The first federal indictments for evading draft registration are expected next week, with anti-draft protests planned for the following day in more than 100 cities around the country.
John Russell, a spokesman for the Justice Department, confirmed that a "handful" of indictments is expected by the end of June. He added that various U.S. attorneys are still not ready to go forward on indictments in most of the 160 cases referred by the Selective Service for prosecution.
Another 65 cases referred by the Selective Service have been dropped, he said, because the violators turned out to be women, non-citizens or men outside the covered age group.
Men born in 1960 and subsequent years are required to fill out registration forms at their local post offices within 30 days before or after their 18th birthdays. Not to do so is a felony that carries a maximum penalty of five years in prison and a $10,000 fine.
In all, the Selective Service believes that about 527,000 young men have violated the law by not registering. Approximately 7.9 million have registered.
Using newly authorized access to Social Security records, the Selective Service this month began a computer search to find the non-registrants. Joan Lamb, speaking for Selective Service, said letters will begin going out in August to those who are discovered, warning that they must register or face prosecution.
Most of the 160 currently facing the possibility of prosecution are conscientious objectors who essentially identified themselves by writing to the Justice Department or Selective Service and saying they were refusing to register, many of them for religious reasons.
David Landau of the American Civil Liberties Union, one of the groups involved in the protests, said, "The government is going to have a massive legal battle on their hands if they try to take this into court."
Besides organizing protests, a number of the groups opposing the registration are also putting together teams of lawyers to defend those who are indicted. Among other concerns, they will be carefully watching whether the government attempts to single out vocal opponents of draft registration.
"We're watching the selective prosecution issue very carefully," Landau said. "I suspect some of these people will be prosecuted merely because they spoke up."
Russell said the Justice Department is carefully avoiding any pattern in the indictments, to avoid having selective prosecution raised as a defense.
Barry Lynn of Draft Action predicts that it will be difficult for the government to obtain convictions in any case.
"Toward the end of the Vietnam period, juries began refusing to convict on the grounds that they thought the law was improper...," he said. "I get the sense that juries will not convict now, especially in the case of religious objectors."
In addition, Lynn said, many of the assistant U.S. attorneys who will be handling the cases were of draft age themselves during the Vietnam era and are personally less than anxious to go forward with this type of case.
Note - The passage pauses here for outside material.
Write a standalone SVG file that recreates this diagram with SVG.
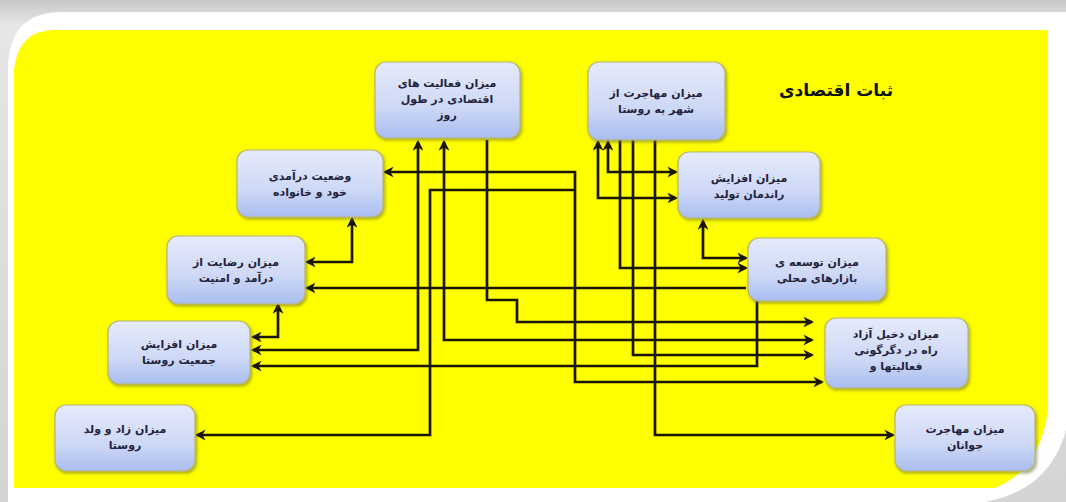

He added that resistance groups will also be wary of government efforts to move trials to parts of the country where they would have less political impact than in a big city.
Last May, The Washington Post obtained a transcript of a meeting at the Pentagon in which members of the administration suggested that trials of non-registrants be held in remote areas of the country--not Washington, Chicago or New York, cities where major political protests could be expected.
Since President Carter reinstituted draft registration in 1980, no one has been prosecuted for not registering.
Presidential candidate Ronald Reagan campaigned against draft registration, but he changed his mind after he was elected.
Indictments had been expected late last year, but plans were delayed after the Reagan administration announced an amnesty period until last Feb. 28 for young men to come forward and register.